Hausse des taux hypothécaires en vue
Longtemps pronostiquée mais jamais réalisée, la hausse généralisée des taux hypothécaires est une nouvelle fois sur le radar. On l’a dit «inévitable» à partir de 2017. Au Mouvement Desjardins, les économistes invitent les emprunteurs à se préparer à une hausse d’environ 200 points de base du loyer d’une hypothèque à moyen terme. Le réveil de l’inflation pourrait cependant brouiller les cartes.
La Réserve fédérale américaine a déjà imposé le rythme avec ses taux directeurs. Une première hausse de 25 points en décembre a été suivie d’une autre en mars et d’une troisième, attendue le mois prochain, exerçant une pression sur les taux hypothécaires variables. À plus longue échéance, le changement de ton de la Fed et les attentes d’une accélération de l’activité économique aux États-Unis sous-tendent le scénario d’une remontée généralisée du loyer de l’argent au cours des prochaines années. Dans son commentaire émis cette semaine, Mathieu D’Anjou, économiste principal chez Desjardins, revient à ces conditions ayant expliqué la faiblesse persistante des taux — l’absence d’inflation et la persistance de capacités excédentaires de production — qui ne prévalent plus.
Près du plein potentiel
Du moins, cela vaut particulièrement pour les États-Unis, où l’économie s’approche de son plein potentiel et du pleinemploi. Il existe plus de jeu au Canada, ce qui permet aux conjoncturistes d’affirmer que la Banque du Canada n’emboîtera le pas à la Fed avant le printemps 2018. « Tout indique que la croissance mondiale sera plus vigoureuse en 2017 et en 2018 que l’an dernier, et ce, même si le gouvernement américain n’allait pas de l’avant avec d’importantes stimulations fiscales. Dans ce contexte, la Fed devrait continuer à resserrer graduellement sa politique monétaire et d’autres banques centrales, dont celle du Canada, devraient commencer à l’imiter l’an prochain. Un tel scénario laisse entrevoir une remontée graduelle des taux obligataires nord-américains », a souligné l’économiste de Desjardins.
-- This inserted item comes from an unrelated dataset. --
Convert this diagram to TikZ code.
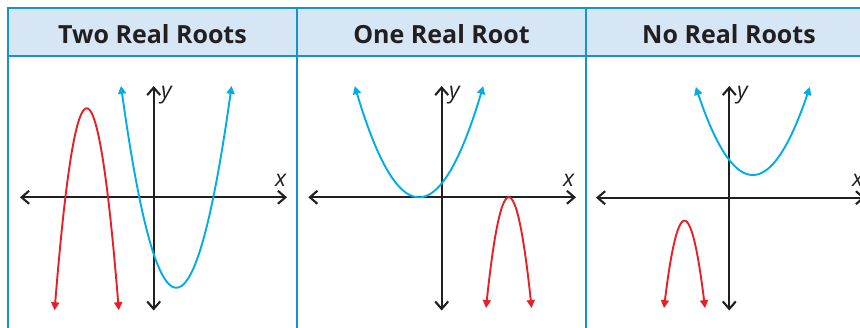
\documentclass[tikz,border=0pt]{standalone}
\usepackage{fontspec}
\setsansfont{Open Sans}
\usetikzlibrary{arrows.meta}
\definecolor{hdrfill}{RGB}{214,230,245}
\definecolor{tblline}{RGB}{20,146,212}
\definecolor{curveblue}{RGB}{0,172,236}
\definecolor{curvered}{RGB}{234,30,38}
\definecolor{axisgray}{RGB}{35,31,32}
\tikzset{
  tbl/.style={draw=tblline, line width=1.8pt},
  hdrtext/.style={font=\sffamily\bfseries\fontsize{25}{28}\selectfont, text=axisgray, anchor=base, inner sep=0pt},
  axislbl/.style={font=\sffamily\itshape\fontsize{23}{26}\selectfont, text=axisgray, anchor=base west, inner sep=0pt},
  axis/.style={draw=axisgray, line width=2.1pt, {Straight Barb[length=7.5pt,width=13pt,line width=2.1pt]}-{Straight Barb[length=7.5pt,width=13pt,line width=2.1pt]}},
  bluecurve/.style={draw=curveblue, line width=1.9pt, {Triangle[length=8pt,width=8pt]}-{Triangle[length=8pt,width=8pt]}},
  redcurve/.style={draw=curvered, line width=1.9pt, {Triangle[length=8pt,width=8pt]}-{Triangle[length=8pt,width=8pt]}},
}
\begin{document}
\begin{tikzpicture}[x=1pt,y=-1pt]
\useasboundingbox (0,0) rectangle (860,327);
\clip (0,0) rectangle (860,327);
\fill[white] (0,0) rectangle (860,327);
% header
\fill[hdrfill] (8,8) rectangle (880,56);
\draw[tbl] (880,8) -- (8,8) -- (8,340);
\draw[tbl] (8,56) -- (880,56);
\draw[tbl] (297,8) -- (297,340);
\draw[tbl] (586,8) -- (586,340);
\node[hdrtext] (h1) at (152.5,43) {Two Real Roots};
\node[hdrtext] (h2) at (441.5,43) {One Real Root};
\node[hdrtext] (h3) at (729,43) {No Real Roots};

% panel 1
\coordinate (xa1l) at (20,197.3); \coordinate (xa1r) at (287,197.3);
\coordinate (ya1b) at (153.7,310.5); \coordinate (ya1t) at (153.7,86);
\draw[axis] (xa1l) -- (xa1r);
\draw[axis] (ya1b) -- (ya1t);
\node[axislbl] (x1) at (275,186) {x};
\node[axislbl] (y1) at (161,98) {y};
\draw[redcurve] plot[domain=54.6:118.8, samples=80, smooth] (\x,{108.3+0.196*(\x-86.7)^2});
\draw[bluecurve] plot[domain=121:231.6, samples=80, smooth] (\x,{287.7-0.066*(\x-176.3)^2});

% panel 2
\coordinate (xa2l) at (308.3,197.3); \coordinate (xa2r) at (576,197.3);
\coordinate (ya2b) at (441.7,310.5); \coordinate (ya2t) at (441.7,86);
\draw[axis] (xa2l) -- (xa2r);
\draw[axis] (ya2b) -- (ya2t);
\node[axislbl] (x2) at (563,186) {x};
\node[axislbl] (y2) at (449,98) {y};
\draw[bluecurve] plot[domain=354.8:483.2, samples=80, smooth] (\x,{197.3-0.027*(\x-419)^2});
\draw[redcurve] plot[domain=486:531.6, samples=80, smooth] (\x,{197.3+0.213*(\x-508.8)^2});

% panel 3
\coordinate (xa3l) at (596,197.7); \coordinate (xa3r) at (865,197.7);
\coordinate (ya3b) at (729.3,310.5); \coordinate (ya3t) at (729.3,86);
\draw[axis] (xa3l) -- (xa3r);
\draw[axis] (ya3b) -- (ya3t);
\node[axislbl] (x3) at (852,186) {x};
\node[axislbl] (y3) at (737,98) {y};
\draw[bluecurve] plot[domain=695.8:809.8, samples=80, smooth] (\x,{175-0.0271*(\x-752.8)^2});
\draw[redcurve] plot[domain=664:705, samples=80, smooth] (\x,{220.7+0.208*(\x-684.5)^2});
\end{tikzpicture}
\end{document}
La hausse du loyer de l’hypothèque est donc dans les cartes. D’autant plus que, au Canada, la nouvelle réglementation fédérale invitant les institutions prêteuses à conserver plus de liquidités ou encore ce souhait d’Ottawa d’obtenir un meilleur partage des risques entre la Société canadienne d’hypothèques et de logement et le secteur privé en cas de défaut de paiement ajoutent à la structure de coûts.
Longue expansion
Reste l’ampleur et la durée. Mathieu D’Anjou pense à ce cycle d’expansion de l’économie américaine amorcé en 2009, qui se fait plutôt long d’un point de vue historique, dit-il. Ainsi, une fin de cycle haussier vers la mi-2019 pourrait se traduire par une remontée de 75 points des taux hypothécaires variables et de quelque 100 points du taux d’une hypothèque fermée à échéance de cinq ans d’ici le début de 2019. Donc rien de notoire, selon ce scénario dominant.
Mais en supposant un prolongement du cycle, l’emprunteur devrait se préparer à une progression d’environ 200 points du taux de cinq ans à moyen terme.
L’inflation, cette inconnue
Autre grande inconnue: l’inflation, que l’on dit évoluer « en mode réveil» à l’échelle mondiale. Certains observateurs pointent également le programme de stimulation économique et d’allégement du fardeau fiscal des entreprises que chérit le président Trump. Ils tentent encore d’en mesurer l’impact dans un contexte où l’économie américaine évolue déjà à son plein potentiel et que, le cas échéant, la Fed serait contrainte d’appuyer plus fort sur les freins.
Mathieu D’Anjou retient plutôt que, aux États-Unis, la remontée des taux directeurs et une poussée du protectionnisme pourraient être les déclencheurs du ralentissement économique. « Plusieurs banques centrales estiment ainsi que le taux neutre, soit le taux qui permet à l’inflation de demeurer au niveau ciblé lorsque l’économie est à l’équilibre, est aujourd’hui significativement plus bas qu’avant la crise de 2008. La Banque du Canada estime ainsi que le taux neutre nominal canadien est passé de 5% à environ 3%», ajoute-t-il.
Finalement, l’économiste de Desjardins préfère faire confiance à la capacité de la Banque du Canada de rester sensible à la situation actuelle de l’endettement des ménages. Il rappelle que l’un des principaux objectifs du resserrement monétaire en cours aux États‐ Unis est d’éviter de se retrouver dans une situation où un relèvement brusque et rapide des taux deviendrait nécessaire.